Keeps getting better

Last week was a great week.  I was essentially pain free, and I got in a few great workouts that have gotten those endorphins flowing again.  I feel like I've turned a corner, and things are looking up. I've got a little more pep in my step, and I'm starting to feel like myself again - not the crankier version I've been sporting the past few weeks.   I went to physical therapy twice and did the exercises in my own on the days in between.  I had three solid, pain-free stationary bike sessions that did wonders for my mind, even if they were dreadfully boring.  Yesterday's 7 miles at the oceanfront on the beach cruisers was like heaven.  Don't get me wrong...runner envy is still right at the surface as people come out of the woodworks to get a little exercise in the gorgeous weather we've had lately, but I don't want to kill them anymore.  Yay!  I can imagine myself running in the near future, and I'm starting to daydream about where my first run will take place.  Then I try to convince myself that daydreaming about a run is totally normal.

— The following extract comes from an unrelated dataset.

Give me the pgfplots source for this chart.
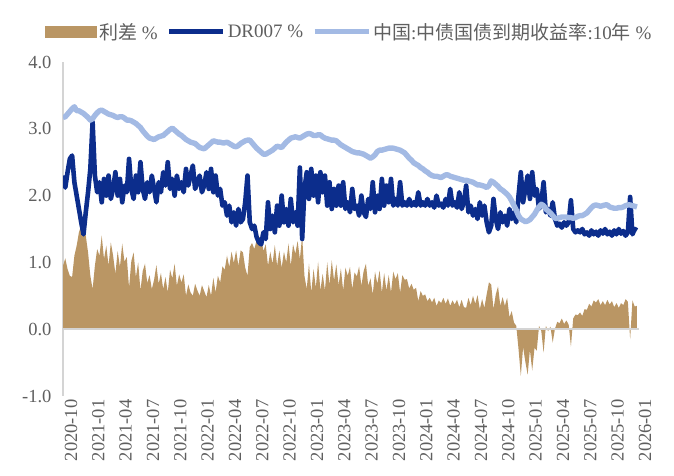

The Shamrock was four weeks ago, and I haven't run since.  I've been in pain and haven't been able to do everything I'd like to do either for myself or with my kids.  I've experienced anger, frustration, and just plain sadness.  Several people have asked me if running the marathon was worth it.  Oh my God, YES!!!  Without hesitation, absolutely definitely yes.  


There will be days you don't think you can run a marathon. There will be a lifetime of knowing you have.


I don't know if I'll ever go through this process again, and I feel like I had come too far to back out because of a little pain.  After all, it was a marathon...if it were easy, everyone would do it.  Now I know I can do it, and I did it when I wasn't at my best.  It makes me really excited to think about what I can accomplish once I'm healthy again.  I think I'm just about ready to start setting some goals...not with any specific races in mind, as I want my focus to remain on fixing this body...but I'm ready to think about what I'd like to accomplish for certain distances this year.  Training for the marathon taught me that I have it in me to put in the work, even in the most ridiculous of weather conditions and stressful of circumstances.  For now, I just have to stick with the rehab program and know that each good day is one day closer to running again.   It has me feeling a bit like a caged animal, ready to get out and go ape shit, but I'll save it for that first run, sometime soon!